The Maine National Guard will hold COVID-19 vaccination clinics for Bath Iron Works employees beginning Thursday, as cases at the shipyard have increased sharply in recent weeks.

The vaccines will be available to employees of Bath Iron Works both at the shipyard in Bath and at off-site locations, according to a release from the company Friday. One of the state’s largest employers, BIW has been encouraging employees to get vaccinated in recent weeks as new cases at the shipyard continue to be reported.

The shipyard, with a workforce of roughly 6,900, reported 149 COVID-19 cases among employees in April, according to the company website.  The company had reported 37 new cases in March, 64 in February and 137 in January. Since the pandemic reached Maine in March 2020, BIW has reported more than 516 COVID-19 cases, according to the company website.

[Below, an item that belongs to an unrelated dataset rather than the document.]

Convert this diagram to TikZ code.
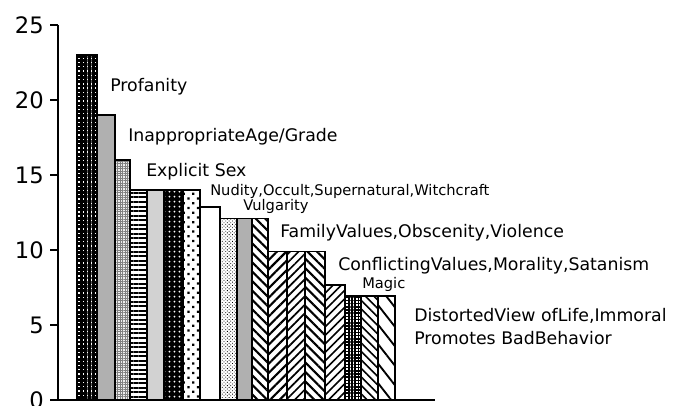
\documentclass[tikz,border=0pt]{standalone}
\usepackage{fontspec}
\setmainfont{DejaVu Sans}
\usepackage{tikz}
\usetikzlibrary{patterns,patterns.meta}

\begin{document}
\begin{tikzpicture}[x=0.75pt,y=11.25pt,
	bar/.style={draw=black, line width=1.4pt},
	lbl/.style={anchor=base west, inner sep=0pt, font=\fontsize{13}{15}\selectfont},
	smalllbl/.style={anchor=base west, inner sep=0pt, font=\fontsize{11}{13}\selectfont},
	ticklbl/.style={anchor=east, inner sep=0pt, font=\fontsize{17}{20}\selectfont}]
				\useasboundingbox (0,-0.4) rectangle (674,26.6667);
				
				% bars, tallest first
				\draw [bar, pattern={Hatch[angle=0,distance=3.2pt,line width=2.2pt]}] (77,0) rectangle (97,23);
				\draw [bar, fill=gray!62] (97,0) rectangle (115,19);
				\draw [bar, preaction={fill=gray!15}, pattern={Hatch[angle=0,distance=1.8pt,line width=0.35pt]}, pattern color=gray] (115,0) rectangle (130,16);
				\draw [bar, pattern={Lines[angle=0,distance=3.4pt,line width=1.5pt]}] (130,0) rectangle (147,14);
				\draw [bar, fill=gray!35] (147,0) rectangle (164,14);
				\draw [bar, preaction={fill=black}, pattern={Dots[distance=4pt,radius=0.8pt]}, pattern color=white] (164,0) rectangle (183,14);
				\draw [bar, pattern={Dots[distance=5pt,radius=1.2pt,angle=45]}] (183,0) rectangle (200,14);
				\draw [bar, fill=white] (200,0) rectangle (220,12.85);
				\draw [bar, pattern={Dots[distance=1.8pt,radius=0.45pt,angle=45]}] (220,0) rectangle (237,12.1);
				\draw [bar, fill=gray!62] (237,0) rectangle (252,12.1);
				\draw [bar, pattern={Lines[angle=-45,distance=5pt,line width=1.6pt]}] (252,0) rectangle (268,12.1);
				
				\draw [bar, pattern={Lines[angle=45,distance=5pt,line width=1.6pt]}] (268,0) rectangle (287,9.9);
				\draw [bar, pattern={Lines[angle=45,distance=4.5pt,line width=1.3pt]}] (287,0) rectangle (305,9.9);
				\draw [bar, pattern={Lines[angle=-45,distance=5pt,line width=1.6pt]}] (305,0) rectangle (325,9.9);
				\draw [bar, pattern={Lines[angle=45,distance=4.5pt,line width=1.2pt]}] (325,0) rectangle (345,7.65);
				\draw [bar, pattern={Hatch[angle=0,distance=2.4pt,line width=1.2pt]}] (345,0) rectangle (361,6.95);
				\draw [bar, pattern={Lines[angle=-45,distance=4.5pt,line width=1.2pt]}] (361,0) rectangle (378,6.95);
				\draw [bar, pattern={Lines[angle=-52,distance=9pt,line width=1.4pt]}] (378,0) rectangle (395,6.95);
				
				% axes
				\draw [line width=1.4pt] (58,0) -- (58,25);
				\draw [line width=1.4pt] (50,0) -- (435,0);
				\draw [line width=1.2pt] (50,5) -- (58,5);
				\draw [line width=1.2pt] (50,10) -- (58,10);
				\draw [line width=1.2pt] (50,15) -- (58,15);
				\draw [line width=1.2pt] (50,20) -- (58,20);
				\draw [line width=1.2pt] (50,25) -- (58,25);
				
				\node [ticklbl] (t0) at (44,0) {0};
				\node [ticklbl] (t5) at (44,5) {5};
				\node [ticklbl] (t10) at (44,10) {10};
				\node [ticklbl] (t15) at (44,15) {15};
				\node [ticklbl] (t20) at (44,20) {20};
				\node [ticklbl] (t25) at (44,25) {25};
				
				% category labels
				\node [lbl] (profanity) at (110,{(400-92)/15}) {Profanity};
				\node [lbl] (agegrade) at (128,{(400-142)/15}) {InappropriateAge/Grade};
				\node [lbl] (sex) at (146,{(400-177)/15}) {Explicit Sex};
				\node [smalllbl] (nudity) at (210,{(400-196)/15}) {Nudity,Occult,Supernatural,Witchcraft};
				\node [smalllbl] (vulgar) at (243,{(400-211)/15}) {Vulgarity};
				\node [lbl] (family) at (280,{(400-238)/15}) {FamilyValues,Obscenity,Violence};
				\node [lbl] (conflict) at (338,{(400-271)/15}) {ConflictingValues,Morality,Satanism};
				\node [smalllbl] (magic) at (362,{(400-289)/15}) {Magic};
				\node [lbl] (distorted) at (414,{(400-322)/15}) {DistortedView ofLife,Immoral};
				\node [lbl] (behavior) at (414,{(400-345)/15}) {Promotes BadBehavior};
				\end{tikzpicture}
\end{document}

BIW requested the vaccination clinics and worked with the state’s Department of Health and Human Services and the Maine National Guard to set them up, said Maj. Carl Lamb, public affairs officer for the Maine National Guard.

The Maine National Guard will be using its Department of Defense allocation of vaccine to conduct the clinics, Lamb said. Department of Defense vaccines can be used in cases where they are helping to provide “critical national capabilities,” Lamb wrote in an email to the Press Herald.

BIW officials have repeatedly said the shipyard cannot close because of COVID-19 due to its designation as “critical infrastructure” because it builds destroyers for the Navy. In a written message to employees last month, BIW President Dirk Lesko said the company’s “performance was improving” and that it was making progress on “our overarching goal of reaching a build rate of two ships per year.”

Lamb said the Maine National Guard has been involved in COVID-19 responses since the beginning of the pandemic and has worked in administrative support capacities at vaccination sites in Augusta, Auburn and Scarborough. About a dozen guardsmen will on site for the BIW clinic, Lamb said.

In announcing the vaccine clinic in a release Friday, BIW officials said no employees would be forced to get the vaccine. BIW is a subsidiary of aerospace and defense company General Dynamics.

“While the decision to be vaccinated is voluntary, the vaccine is safe and effective at preventing COVID-19 and an important tool in stopping the pandemic, according to the U.S. Centers for Disease Control and Prevention,” the release said in part.

As of Friday, 632,707 Mainers – or 47 percent of the population – had gotten their first dose of COVID-19 vaccine. The number of Mainers who were fully vaccinated stood at 512,381 or 38 percent of the population.